Pour espérer mettre fin à une effroyable spirale mortifère, deux obstacles considérables doivent désormais être surmontés. Un conseil de transition représentant les forces vives du pays doit tout d’abord s’installer dans une capitale contrôlée à plus de 80 % par des gangs. Initialement instrumentalisés par une oligarchie affairiste, ces derniers ont muté au fil des ans, au point d’apparaître comme des proto-principautés adossées à des portions de territoires, assez ambitieuses désormais pour revendiquer ouvertement une influence politique.
Ces habits nouveaux du crime disent l’ampleur de la tâche qui attend la mission multinationale d’appui à la sécurité autorisée par le Conseil de sécurité des Nations unies en octobre 2023 pour s’attaquer précisément à ces gangs, à leur industrie du kidnapping et à leur pratique du viol de masse. Ce déploiement d’une nouvelle force étrangère promet d’être périlleux du fait de sa modestie, 2 500 hommes, face à des gangs désormais nombreux, bien organisés et aguerris.

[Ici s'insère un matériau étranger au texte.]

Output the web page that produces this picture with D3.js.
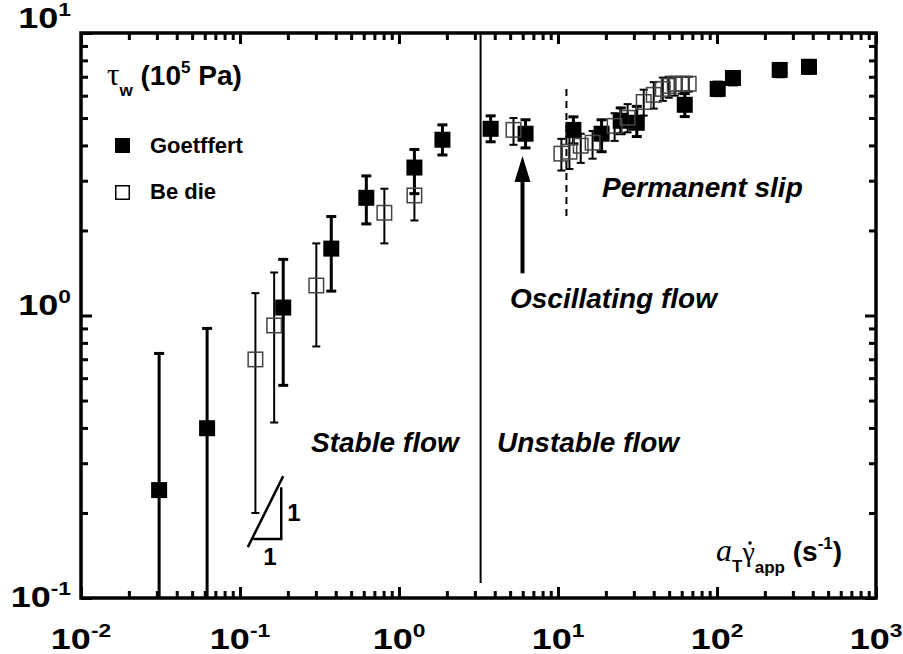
<!DOCTYPE html>
<html><head><meta charset="utf-8">
<script src="https://cdn.jsdelivr.net/npm/d3@7"></script>
<style>body{margin:0;background:#fff}svg{display:block}</style>
</head><body>
<svg id="c" width="903" height="654"></svg>
<script>
// ---------- data ----------
const xDomain = [0.01, 1000];
const yDomain = [0.1, 10];
const xTickExps = [-2, -1, 0, 1, 2, 3];
const yTickExps = [-1, 0, 1];

// Goetffert (filled squares)
const goetX  = [0.031, 0.0621, 0.187, 0.375, 0.623, 1.25, 1.876, 3.77, 6.25, 12.5, 18.8, 24.8, 31.3, 62.7, 101, 126, 248, 379];
const goetY  = [0.241, 0.399, 1.067, 1.725, 2.61, 3.34, 4.19, 4.58, 4.40, 4.54, 4.40, 4.89, 4.81, 5.57, 6.34, 6.93, 7.40, 7.59];
const goetLo = [0.05, 0.05, 0.566, 1.22, 2.11, 2.7, 3.7, 4.12, 3.92, 4.05, 3.8, 4.4, 4.3, 5.06, 6.0, 6.55, 7.0, 7.2];
const goetHi = [0.734, 0.90, 1.58, 2.24, 3.12, 3.87, 4.73, 5.09, 4.93, 5.05, 4.93, 5.43, 5.5, 6.1, 6.7, 7.3, 7.8, 8.0];

// Be die (open squares)
const bedieX  = [0.125, 0.164, 0.302, 0.809, 1.25, 5.25, 10.5, 11.8, 13.9, 16.5, 22.7, 27.4, 34.6, 40.0, 45.6, 49.7, 54.2, 60.0, 66.4];
const bedieY  = [0.699, 0.922, 1.277, 2.31, 2.66, 4.54, 3.74, 3.80, 3.99, 4.09, 4.69, 5.01, 5.70, 6.04, 6.34, 6.50, 6.61, 6.61, 6.61];
const bedieLo = [0.2, 0.418, 0.777, 1.80, 2.17, 4.02, 3.26, 3.3, 3.47, 3.59, 4.15, 4.45, 5.1, 5.4, 5.75, 5.9, 6.0, 6.1, 6.2];
const bedieHi = [1.2, 1.42, 1.80, 2.81, 3.2, 5.0, 4.22, 4.3, 4.4, 4.5, 5.2, 5.6, 6.3, 6.7, 6.95, 7.0, 7.0, 7.0, 7.0];

const seriesNames = ["Goetffert", "Be die"];
const regionLabels = ["Stable flow", "Unstable flow", "Oscillating flow", "Permanent slip"];

// annotation geometry (data coordinates)
const stableLimitX = 3.26, stableLimitY = [0.113, 10];
const slipLimitX = 11.3, slipLimitY = [2.25, 6.34];
const arrowX = 5.98, arrowFromY = 1.41, arrowToY = 3.67;
const slopeTriX = [0.112, 0.1211, 0.1817, 0.187];
const slopeTriY = [0.1514, 0.1616, 0.2467, 0.270];

// ---------- setup ----------
const svg = d3.select("#c");
const L = 81, R = 876, T = 33, B = 598;
const x = d3.scaleLog().domain(xDomain).range([L, R]);
const y = d3.scaleLog().domain(yDomain).range([B, T]);
const SANS = "'Liberation Sans', Arial, Helvetica, sans-serif";
const SERIF = "'Liberation Serif', 'Times New Roman', serif";

svg.append("rect").attr("width", 903).attr("height", 654).attr("fill", "#fff");
svg.append("defs").append("clipPath").attr("id", "clip")
  .append("rect").attr("x", L).attr("y", T).attr("width", R - L).attr("height", B - T);

function minors(dom) {
  const out = [];
  const a = Math.round(Math.log10(dom[0])), b = Math.round(Math.log10(dom[1]));
  for (let d = a; d < b; d++) for (let k = 2; k <= 9; k++) out.push(k * Math.pow(10, d));
  return out;
}
const xMaj = xTickExps.map(e => Math.pow(10, e));
const yMaj = yTickExps.map(e => Math.pow(10, e));

function tickAxis(axisFn, scale, vals, size, tr) {
  const g = svg.append("g").attr("transform", tr)
    .call(axisFn(scale).tickValues(vals).tickSize(-size).tickSizeOuter(0).tickFormat(""));
  g.select(".domain").remove();
  g.selectAll(".tick line").attr("stroke", "#000").attr("stroke-width", 3);
}
tickAxis(d3.axisBottom, x, xMaj, 11, `translate(0,${B})`);
tickAxis(d3.axisBottom, x, minors(xDomain), 7, `translate(0,${B})`);
tickAxis(d3.axisTop, x, xMaj, 11, `translate(0,${T})`);
tickAxis(d3.axisTop, x, minors(xDomain), 7, `translate(0,${T})`);
tickAxis(d3.axisLeft, y, yMaj, 11, `translate(${L},0)`);
tickAxis(d3.axisLeft, y, minors(yDomain), 7, `translate(${L},0)`);
tickAxis(d3.axisRight, y, yMaj, 11, `translate(${R},0)`);
tickAxis(d3.axisRight, y, minors(yDomain), 7, `translate(${R},0)`);

svg.append("rect").attr("x", L).attr("y", T).attr("width", R - L).attr("height", B - T)
  .attr("fill", "none").attr("stroke", "#000").attr("stroke-width", 3.5);

// tick labels
function powLabel(g, e, anchor) {
  const t = g.append("text").attr("font-family", SANS).attr("font-weight", "bold")
    .attr("font-size", 30).attr("text-anchor", anchor).attr("fill", "#000");
  t.append("tspan").text("10");
  t.append("tspan").attr("font-size", 19).attr("dy", -12).text(String(e));
}
xTickExps.forEach(e => {
  const g = svg.append("g").attr("transform", `translate(${x(Math.pow(10, e))},649) scale(1.2,1)`);
  powLabel(g, e, "middle");
});
const yLabOff = {"-1": 9, "0": -1, "1": -5};
yTickExps.forEach(e => {
  const g = svg.append("g").attr("transform", `translate(71,${y(Math.pow(10, e)) + yLabOff[e]}) scale(1.2,1)`);
  powLabel(g, e, "end");
});

// ---------- annotations ----------
svg.append("line").attr("x1", x(stableLimitX)).attr("x2", x(stableLimitX))
  .attr("y1", y(stableLimitY[0])).attr("y2", y(stableLimitY[1]))
  .attr("stroke", "#000").attr("stroke-width", 2);
svg.append("line").attr("x1", x(slipLimitX)).attr("x2", x(slipLimitX))
  .attr("y1", y(slipLimitY[0])).attr("y2", y(slipLimitY[1]))
  .attr("stroke", "#000").attr("stroke-width", 2).attr("stroke-dasharray", "7,5");

// arrow
const ax = x(arrowX), ay0 = y(arrowFromY), ay1 = y(arrowToY);
svg.append("line").attr("x1", ax).attr("x2", ax).attr("y1", ay0).attr("y2", ay1 + 20)
  .attr("stroke", "#000").attr("stroke-width", 4);
svg.append("path").attr("d", `M${ax},${ay1} L${ax - 8},${ay1 + 26} L${ax + 8},${ay1 + 26} Z`).attr("fill", "#000");

// slope triangle
svg.append("line").attr("x1", x(slopeTriX[0])).attr("y1", y(slopeTriY[0]))
  .attr("x2", x(slopeTriX[3])).attr("y2", y(slopeTriY[3])).attr("stroke", "#000").attr("stroke-width", 2.5);
svg.append("path").attr("d", `M${x(slopeTriX[1])},${y(slopeTriY[1])} L${x(slopeTriX[2])},${y(slopeTriY[1])} L${x(slopeTriX[2])},${y(slopeTriY[2])}`)
  .attr("fill", "none").attr("stroke", "#000").attr("stroke-width", 2.5);
svg.append("text").attr("x", x(slopeTriX[2]) + 6).attr("y", y(slopeTriY[1]) - 18)
  .attr("font-family", SANS).attr("font-weight", "bold").attr("font-size", 24).text("1");
svg.append("text").attr("x", x(slopeTriX[1]) + 10).attr("y", y(slopeTriY[1]) + 26)
  .attr("font-family", SANS).attr("font-weight", "bold").attr("font-size", 24).text("1");

// region labels
const regionPos = [[311, 452], [497, 452], [510, 308], [602, 197]];
regionLabels.forEach((s, i) => {
  svg.append("text").attr("x", regionPos[i][0]).attr("y", regionPos[i][1])
    .attr("font-family", SANS).attr("font-weight", "bold").attr("font-style", "italic")
    .attr("font-size", 28).text(s);
});

// ---------- data marks ----------
const plot = svg.append("g").attr("clip-path", "url(#clip)");
const goet = goetX.map((v, i) => ({x: v, y: goetY[i], lo: goetLo[i], hi: goetHi[i]}));
const bedie = bedieX.map((v, i) => ({x: v, y: bedieY[i], lo: bedieLo[i], hi: bedieHi[i]}));

function errBars(data, sw, cap) {
  const g = plot.append("g").attr("stroke", "#000").attr("stroke-width", sw);
  data.forEach(d => {
    const cx = x(d.x);
    g.append("line").attr("x1", cx).attr("x2", cx).attr("y1", y(d.lo)).attr("y2", y(d.hi));
    g.append("line").attr("x1", cx - cap).attr("x2", cx + cap).attr("y1", y(d.hi)).attr("y2", y(d.hi));
    g.append("line").attr("x1", cx - cap).attr("x2", cx + cap).attr("y1", y(d.lo)).attr("y2", y(d.lo));
  });
}
const S = 16;
errBars(goet, 3, 5);
plot.append("g").selectAll("rect").data(goet).join("rect")
  .attr("x", d => x(d.x) - S / 2).attr("y", d => y(d.y) - S / 2)
  .attr("width", S).attr("height", S).attr("fill", "#000");
errBars(bedie, 2, 4);
plot.append("g").selectAll("rect").data(bedie).join("rect")
  .attr("x", d => x(d.x) - S / 2 + 0.75).attr("y", d => y(d.y) - S / 2 + 0.75)
  .attr("width", S - 1.5).attr("height", S - 1.5).attr("fill", "none")
  .attr("stroke", "#444").attr("stroke-width", 1.5);

// ---------- legend ----------
svg.append("rect").attr("x", 115).attr("y", 138).attr("width", 15).attr("height", 15).attr("fill", "#000");
svg.append("rect").attr("x", 115.75).attr("y", 185.75).attr("width", 13.5).attr("height", 13.5)
  .attr("fill", "none").attr("stroke", "#000").attr("stroke-width", 1.5);
seriesNames.forEach((s, i) => {
  svg.append("text").attr("x", 150).attr("y", 153 + i * 46)
    .attr("font-family", SANS).attr("font-weight", "bold").attr("font-size", 22).text(s);
});

// ---------- axis titles ----------
const yt = svg.append("text").attr("x", 107).attr("y", 85).attr("font-family", SANS)
  .attr("font-weight", "bold").attr("font-size", 28);
yt.append("tspan").attr("font-family", SERIF).attr("font-weight", "normal").attr("font-size", 31).text("τ");
yt.append("tspan").attr("font-size", 17).attr("dy", 11).text("w");
yt.append("tspan").attr("dy", -11).text(" (10");
yt.append("tspan").attr("font-size", 17).attr("dy", -12).text("5");
yt.append("tspan").attr("dy", 12).text(" Pa)");

const xt = svg.append("text").attr("x", 716).attr("y", 561).attr("font-family", SANS)
  .attr("font-weight", "bold").attr("font-size", 28);
xt.append("tspan").attr("font-family", SERIF).attr("font-style", "italic").attr("font-weight", "normal").attr("font-size", 32).text("a");
xt.append("tspan").attr("font-size", 17).attr("dy", 11).text("T");
xt.append("tspan").attr("font-family", SERIF).attr("font-weight", "normal").attr("font-size", 28).attr("dy", -11).text("γ");
xt.append("tspan").attr("font-size", 17).attr("dy", 12).text("app");
xt.append("tspan").attr("dy", -12).text(" (s");
xt.append("tspan").attr("font-size", 17).attr("dy", -12).text("-1");
xt.append("tspan").attr("dy", 12).text(")");
// dot over gamma
svg.append("circle").attr("cx", 750).attr("cy", 543).attr("r", 1.8).attr("fill", "#000");
</script>
</body></html>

Ce double défi requiert un soutien international, à condition de tirer les leçons des errements passés et de faire en sorte que les Haïtiens aient le sentiment de décider de leur avenir. Certaines responsabilités ne peuvent être écartées d’un revers de main, comme le trafic d’armes en provenance des Etats-Unis, qui explique la puissance nouvelle des gangs. Leur envergure renvoie également au développement du crime organisé au-delà du cas particulier des Etats faillis. Ce phénomène transnational, au même titre que la lutte contre le réchauffement climatique ou contre les pandémies, est devenu l’affaire de tous.